Historia Ewy i Krzysztofa
Pewnego dnia, dotarł do mojego biura bardzo przyjemny, zadbany mężczyzna, który jak każdy klient, ma swoje oczekiwania. Szukał uczciwej, młodej kobiety, o szczupłej sylwetce i miłej aparycji. Ponieważ, był rozwiedziony, życiem doświadczony, zainteresowany był stałym związkiem, lecz nie do końca ślubem. Rozpoczął poznawanie, prowadził rozmowy telefoniczne, spotykał się, ale nie mógł natrafić na tę jedyną , przy której, poczułby jedność.

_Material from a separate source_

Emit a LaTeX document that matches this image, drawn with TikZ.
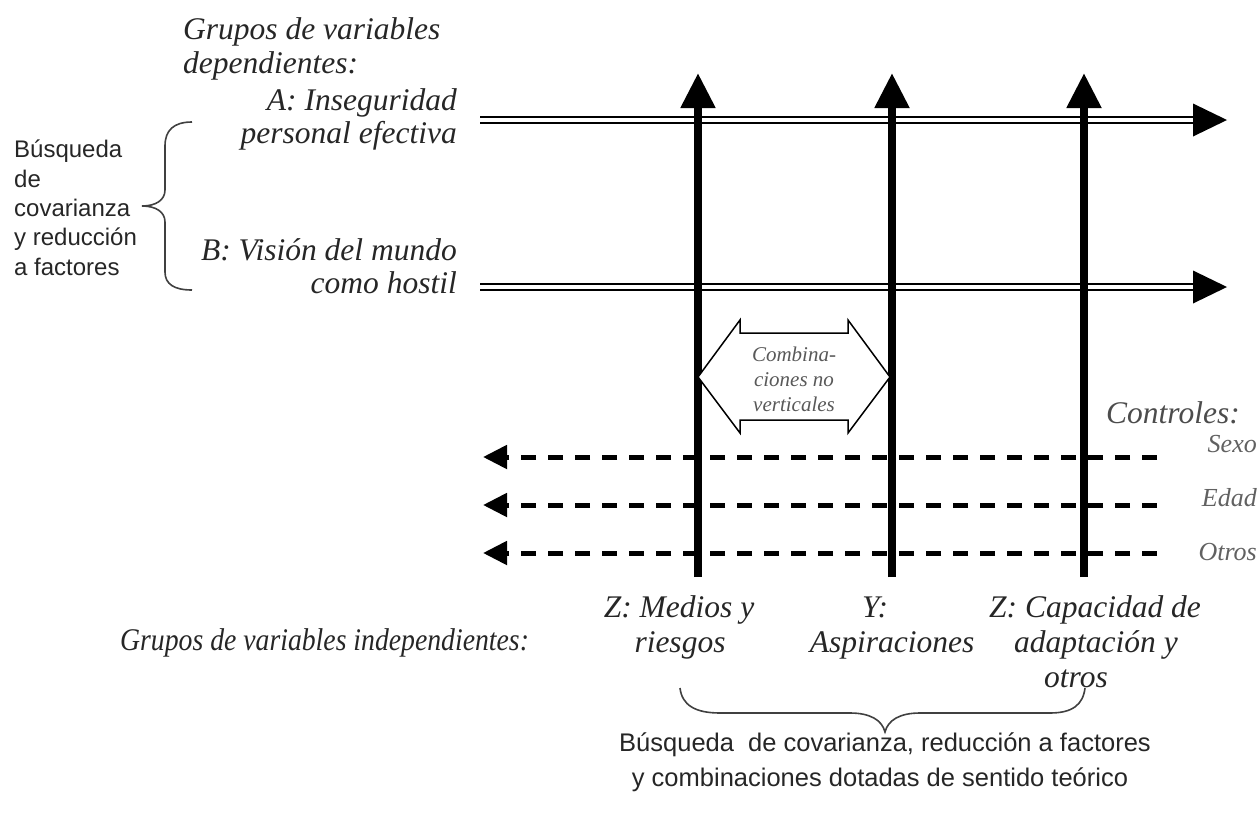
\documentclass[tikz,border=0pt]{standalone}
\usepackage{fontspec}
\setmainfont{Liberation Serif}
\newfontfamily\sansf{Liberation Sans}
\newfontfamily\condserif[FakeStretch=0.88]{Liberation Serif}
\usetikzlibrary{arrows.meta}
\begin{document}
\begin{tikzpicture}[x=1pt,y=-1pt,
  it/.style={inner sep=0pt, font=\fontsize{31.5}{35}\selectfont\itshape, text=black!85},
  itsm/.style={inner sep=0pt, font=\fontsize{26}{28}\selectfont\itshape, text=black!62},
  sn/.style={inner sep=0pt, font=\sansf\fontsize{24}{30}\selectfont, text=black!85},
  snb/.style={inner sep=0pt, font=\sansf\fontsize{25.5}{30}\selectfont, text=black!85},
  axisline/.style={line width=8pt, -{Triangle[length=35pt,width=33pt]}},
  dbl/.style={line width=2pt, double distance=4pt, draw=black},
  ctrl/.style={line width=5pt, dash pattern=on 15pt off 12pt, -{Triangle[length=24pt,width=23pt]}},
  brc/.style={line width=1.6pt, draw=black!75},
  combtext/.style={inner sep=0pt, align=center, font=\fontsize{21}{25}\selectfont\itshape, text=black!65},
]
\useasboundingbox (0,0) rectangle (1259,814);

% dependent variable labels
\node[it, anchor=base west] (g1) at (183,39) {Grupos de variables};
\node[it, anchor=base west] (g2) at (183,73) {dependientes:};
\node[it, anchor=base east] (a1) at (457,110) {A: Inseguridad};
\node[it, anchor=base east] (a2) at (457,143) {personal efectiva};
\node[it, anchor=base east] (b1) at (457,260) {B: Visión del mundo};
\node[it, anchor=base east] (b2) at (457,293) {como hostil};

% left sans block
\node[sn, anchor=base west] (s1) at (14,157) {Búsqueda};
\node[sn, anchor=base west] (s2) at (14,187) {de};
\node[sn, anchor=base west] (s3) at (14,216) {covarianza};
\node[sn, anchor=base west] (s4) at (14,245) {y reducción};
\node[sn, anchor=base west] (s5) at (14,275) {a factores};

% left brace
\draw[brc] (192,122) .. controls (174,122) and (165,130) .. (165,146) -- (165,190)
  .. controls (165,200) and (156,206) .. (142,206)
  .. controls (156,206) and (165,212) .. (165,222) -- (165,272)
  .. controls (165,284) and (174,290) .. (192,290);

% horizontal double arrows
\coordinate (A0) at (480,120); \coordinate (A1) at (1195,120); \coordinate (At) at (1227,120);
\coordinate (B0) at (480,287); \coordinate (B1) at (1195,287); \coordinate (Bt) at (1227,287);
\draw[dbl] (A0) -- (A1);
\fill (At) -- ++(-34,-16.5) -- ++(0,33) -- cycle;
\draw[dbl] (B0) -- (B1);
\fill (Bt) -- ++(-34,-16.5) -- ++(0,33) -- cycle;

% control dashed arrows
\foreach \y/\n in {457/c1,505/c2,553/c3}{
  \coordinate (\n r) at (1157,\y);
  \coordinate (\n l) at (483,\y);
  \draw[ctrl] (\n r) -- (\n l);
}

% vertical axes
\foreach \x/\n in {698/v1,892/v2,1084/v3}{
  \coordinate (\n b) at (\x,577);
  \coordinate (\n t) at (\x,73);
  \draw[axisline] (\n b) -- (\n t);
}

% double arrow (combinations)
\draw[line width=1.5pt, fill=white] (v1b |- 0,377) -- (740,320) -- (740,333) -- (848,333) -- (848,320)
  -- (890,377) -- (848,433) -- (848,420) -- (740,420) -- (740,433) -- cycle;
\node[combtext] (comb) at (794,379) {Combina-\\ciones no\\verticales};

% controls labels
\node[it, anchor=base east, text=black!70] (ctl) at (1240,423) {Controles:};
\node[itsm, anchor=base east] (sx) at (1257,452) {Sexo};
\node[itsm, anchor=base east] (ed) at (1257,506) {Edad};
\node[itsm, anchor=base east] (ot) at (1257,560) {Otros};

% independent variable labels
\node[it, anchor=base west, font=\condserif\fontsize{31.5}{35}\selectfont\itshape] (gi) at (120,650) {Grupos de variables independientes:};
\node[it, anchor=base] (zm1) at (679,617) {Z: Medios y};
\node[it, anchor=base] (zm2) at (680,652) {riesgos};
\node[it, anchor=base] (y1) at (875,617) {Y:};
\node[it, anchor=base] (y2) at (892,652) {Aspiraciones};
\node[it, anchor=base] (zc1) at (1095,617) {Z: Capacidad de};
\node[it, anchor=base] (zc2) at (1096,652) {adaptación y};
\node[it, anchor=base] (zc3) at (1076,687) {otros};

% bottom brace
\draw[brc] (680,688) .. controls (682,705) and (695,713) .. (720,713) -- (850,713)
  .. controls (870,713) and (882,720) .. (885,732)
  .. controls (888,720) and (900,713) .. (920,713) -- (1050,713)
  .. controls (1072,713) and (1083,705) .. (1085,688);

\node[snb, anchor=base] (bq1) at (885,751) {Búsqueda\ \ de covarianza, reducción a factores};
\node[snb, anchor=base] (bq2) at (880,786) {y combinaciones dotadas de sentido teórico};
\end{tikzpicture}
\end{document}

Podczas kolejnej wizyty w biurze, zaprezentowałam kolejne kandydatury, lecz między innymi, po raz któryś z rzędu, zachęcałam do zapoznania przesympatycznej dziewczyny. Tym razem usłyszałam: " Pani Julito, tak z ciekawości zapytam, dlaczego pokazuje mi pani tę dziewczynę po raz któryś z kolei? " Moja empatia i nic innego podpowiadała, że pasowaliby do siebie, jak dwie połówki jabłka. Odpowiedziałam, że poznałam ich oboje i wiem , że mają tak podobne cechy, a w nich uprzejmość, radość, naturalne zachowanie i to niebywałe ciepło.... Byłam pewna jego wartości i tego, że jest uczuciowym człowiekiem, jak taki "przytulak", a Ewa, jak "przytulanka", więc nic dodać nic ująć, tylko radziłam ją poznać. Tą dziewczyną, była niewysoka blondynka, kulturalna i bardzo miła, o normalnej sylwetce, lecz niezbyt szczupła, nie taka , jak Krzysztof sobie zakładał. Posiadała tyle dziewczęcego uroku, biło od niej wyjątkowe ciepło, a uśmiech, nie odklejał się od jej urokliwej twarzy. Podjął męską decyzję i poprosił o kontakt. Po jakimś czasie, otrzymałam telefon: " Pani Julito, stoi Pani czy siedzi? Odpowiedziałam, że stoję, niech Pani usiądzie. Usiadłszy, zapytałam co się stało? Oznajmił, że spotkał się z Ewą, spędzili kilka godzin i jest nią tak zafascynowany, oczarowany, że już na na pierwszym spotkaniu, mógłby się jej oświadczyć! " Żałował tylko, że nie posłuchał moich sugestii już na samym początku, bo cieszyłby się tą piękną, ogromną i uczciwą miłością nieco wcześniej. Po czasie zamieszkali razem, stworzyli piękną parę, dzisiaj są już małżeństwem, tak dobranym i kochającym się, że wszystkim moim klientom, życzę takiego strzału w dziesiątkę!